# Vacation time



## aceinc (Oct 24, 2006)

I will be taking a driving trip from S. Florida to Chicago and back Starting around June 28th. I was hoping people here might suggest places where I might visit to see/hear interesting sound related things. I just spoke with Danley Sound Labs and plan on stopping in Gainesville Georgia on the way up.

I will not be taking the same path up as I do back, probably staying to the east through Georgia, Tennesee, Kentucky and Indiana on the way up. I haven't decided on the route south, but will probably go west out of Chicago a ways before heading south.

Any ideas?

Paul


----------



## Anthony (Oct 5, 2006)

Well, if you go through Ohio, Parts Express has a storefront there. Apparently there's speaker parts as far as you can see.

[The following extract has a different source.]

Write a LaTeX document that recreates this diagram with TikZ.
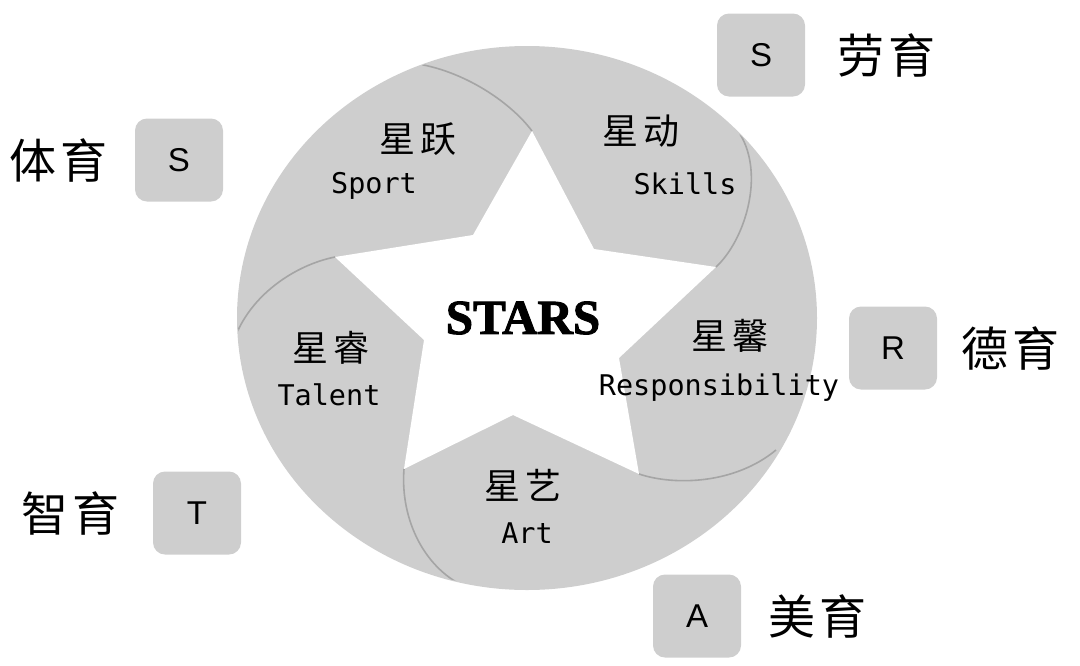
\documentclass[tikz,border=0pt]{standalone}
\usepackage{fontspec}
\setmainfont{Liberation Serif}
\newfontfamily\cjk{Noto Sans CJK SC}
\newfontfamily\monofont{DejaVu Sans Mono}
\newfontfamily\tagfont{Liberation Sans}
\newfontfamily\starfont[FakeBold=2]{Liberation Serif Bold}
\usetikzlibrary{positioning}
\definecolor{petalgray}{RGB}{206,206,206}
\definecolor{seamgray}{RGB}{165,165,165}
\tikzset{tag/.style={fill=petalgray,rounded corners=12pt,minimum width=88pt,minimum height=83pt,font=\tagfont\fontsize{33}{33}\selectfont},edu/.style={inner sep=0pt,font=\cjk\fontsize{47}{47}\selectfont},petal/.style={inner sep=0pt,font=\cjk\fontsize{36}{36}\selectfont},gloss/.style={inner sep=0pt,font=\monofont\fontsize{28.5}{28.5}\selectfont},seam/.style={draw=seamgray,line width=1.6pt}}
\begin{document}
\begin{tikzpicture}[x=1pt,y=-1pt]
\useasboundingbox (0,0) rectangle (1080,665);
% star points
\coordinate (tipN) at (532,131); \coordinate (inNE) at (594,249);
\coordinate (tipE) at (716,267); \coordinate (inSE) at (619,358);
\coordinate (tipSE) at (639,474); \coordinate (inS) at (513,415);
\coordinate (tipSW) at (404,469); \coordinate (inW) at (424,340);
\coordinate (tipW) at (335,257); \coordinate (inNW) at (473,235);
\fill[petalgray] (527,318) ellipse [x radius=290,y radius=272];
\fill[white] (tipN)--(inNE)--(tipE)--(inSE)--(tipSE)--(inS)--(tipSW)--(inW)--(tipW)--(inNW)--cycle;
\begin{scope}
\clip (527,318) ellipse [x radius=289,y radius=271];
\draw[seam] (tipN) .. controls (512,104) and (465,70) .. (412,63);
\draw[seam] (tipE) .. controls (745,240) and (765,175) .. (740,134);
\draw[seam] (tipSE) .. controls (675,486) and (735,484) .. (776,450);
\draw[seam] (tipSW) .. controls (400,520) and (425,570) .. (468,588);
\draw[seam] (tipW) .. controls (295,265) and (250,295) .. (234,340);
\end{scope}
% petal labels
\node[petal] (xingyue) at (418,139) {星\hspace{5pt}跃};
\node[gloss] (sport) at (374,186) {Sport};
\node[petal] (xingdong) at (641,131) {星\hspace{5pt}动};
\node[gloss] (skills) at (685,184) {Skills};
\node[petal] (xingxin) at (730,336) {星\hspace{5pt}馨};
\node[gloss] (resp) at (719,388) {Responsibility};
\node[petal] (xingyi) at (523,485) {星\hspace{5pt}艺};
\node[gloss] (art) at (527,533) {Art};
\node[petal] (xingrui) at (331,348) {星\hspace{5pt}睿};
\node[gloss] (talent) at (329,395) {Talent};
\node[font=\starfont\fontsize{49}{49}\selectfont] (stars) at (523,318) {STARS};
% outer tags
\node[tag] (tagPE) at (179,160) {S};
\node[edu,left=27pt of tagPE] (tiyu) {体\hspace{4pt}育};
\node[tag] (tagLE) at (761,55) {S};
\node[edu,right=32pt of tagLE] (laoyu) {劳\hspace{4pt}育};
\node[tag] (tagME) at (893,348) {R};
\node[edu,right=24pt of tagME] (deyu) {德\hspace{4pt}育};
\node[tag] (tagIE) at (197,513) {T};
\node[edu,left=33pt of tagIE] (zhiyu) {智\hspace{4pt}育};
\node[tag] (tagAE) at (697,616) {A};
\node[edu,right=27pt of tagAE] (meiyu) {美\hspace{4pt}育};
\end{tikzpicture}
\end{document}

And Madisound is in Madison, WI, but that's probably farther north than you are going.


----------



## Ricci (May 23, 2007)

Just a few places off of the top of my head. Not sure if they'd be out of the way or open to visitors but here you go anyway.

Eminence Loudspeakers is in KY (One of the world's largest producers of raw drivers)
Epik subwoofers is in Chicago
AETechron/ Crown amplifiers is in Elkhart IN
Klipsch world headquarters is in Indianapolis IN.


----------



## aceinc (Oct 24, 2006)

I have sent an e-mail off to Klipsch, and will check out the others as well.

Paul


----------